- **WHAT YOU ARE ASKED TO DO**
Locate each line with the string "matplotlib" in the listing below and copy it.

*****

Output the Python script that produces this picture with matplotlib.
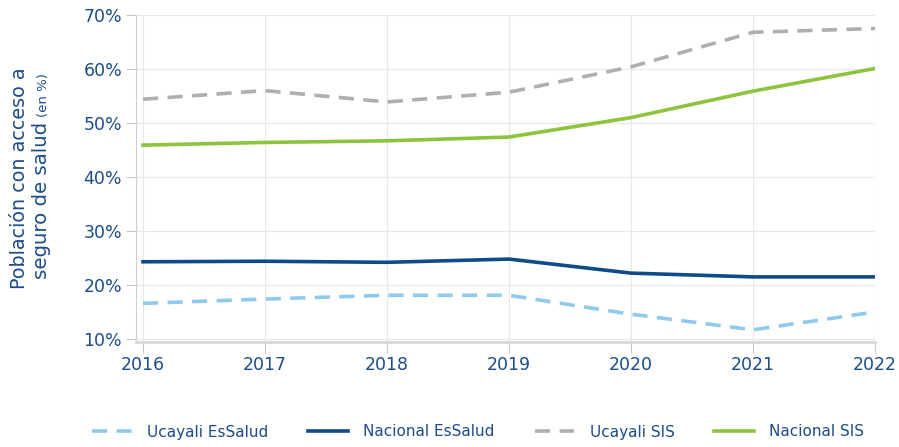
import matplotlib
matplotlib.use("Agg")
import matplotlib.pyplot as plt
from matplotlib.ticker import FuncFormatter

years = [2016, 2017, 2018, 2019, 2020, 2021, 2022]
ucayali_essalud = [16.6, 17.4, 18.1, 18.1, 14.6, 11.7, 15.0]
nacional_essalud = [24.3, 24.4, 24.2, 24.8, 22.2, 21.5, 21.5]
ucayali_sis = [54.4, 56.0, 53.9, 55.7, 60.4, 66.8, 67.5]
nacional_sis = [45.9, 46.4, 46.7, 47.4, 51.0, 55.9, 60.1]
yticks = [10, 20, 30, 40, 50, 60, 70]

TXT = "#1b4c8c"
plt.rcParams['font.family'] = ['DejaVu Sans']

fig = plt.figure(figsize=(8.99, 4.47), dpi=100)
ax = fig.add_axes([136/899, 1-342.3/447, (875-136)/899, (342.3-15)/447])

dash = (0, (4.2, 2.6))
ax.plot(years, ucayali_essalud, color="#8ec9ee", lw=2.6, ls=dash, label="Ucayali EsSalud")
ax.plot(years, nacional_essalud, color="#0f4a8a", lw=2.6, label="Nacional EsSalud")
ax.plot(years, ucayali_sis, color="#b3adad", lw=2.6, ls=dash, label="Ucayali SIS")
ax.plot(years, nacional_sis, color="#8cc43c", lw=2.6, label="Nacional SIS")

ax.set_xlim(2016 - 7/122, 2022)
ax.set_ylim(10 - 3.3/5.4, 70)
ax.set_xticks(years)
ax.set_yticks(yticks)
ax.yaxis.set_major_formatter(FuncFormatter(lambda v, p: f"{int(v)}%"))
ax.grid(True, color="#e8e8e8", lw=0.9)
ax.set_axisbelow(True)
for s in ['top', 'right']:
    ax.spines[s].set_visible(False)
ax.spines['left'].set_color("#d0d0d0")
ax.spines['bottom'].set_color("#d8d8d8")
ax.spines['bottom'].set_linewidth(2)
ax.tick_params(axis='y', length=7, color="#c8c8c8", labelcolor=TXT, labelsize=12.5, pad=3)
ax.tick_params(axis='x', length=8, color="#c8c8c8", labelcolor=TXT, labelsize=12.5, pad=2)

# y label
fig.text(20/899, 1-178/447, "Población con acceso a", rotation=90, color=TXT,
         fontsize=13.8, ha='center', va='center', rotation_mode='anchor')
fig.text(42/899, 1-122/447, "seguro de salud", rotation=90, color=TXT,
         fontsize=14.2, ha='right', va='center', rotation_mode='anchor')
fig.text(43/899, 1-117/447, "(en %)", rotation=90, color=TXT,
         fontsize=9.5, ha='left', va='center', rotation_mode='anchor')

leg = fig.legend(loc='center', bbox_to_anchor=(0.532, 1-432/447), ncol=4, frameon=False,
                 fontsize=11, handlelength=2.6, handletextpad=1.0, columnspacing=2.6)
for t in leg.get_texts():
    t.set_color(TXT)

fig.savefig("out.png", dpi=100)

*****

- **WRITTEN SOLUTION**
Output the Python script that produces this picture with matplotlib.
import matplotlib
matplotlib.use("Agg")
import matplotlib.pyplot as plt
from matplotlib.ticker import FuncFormatter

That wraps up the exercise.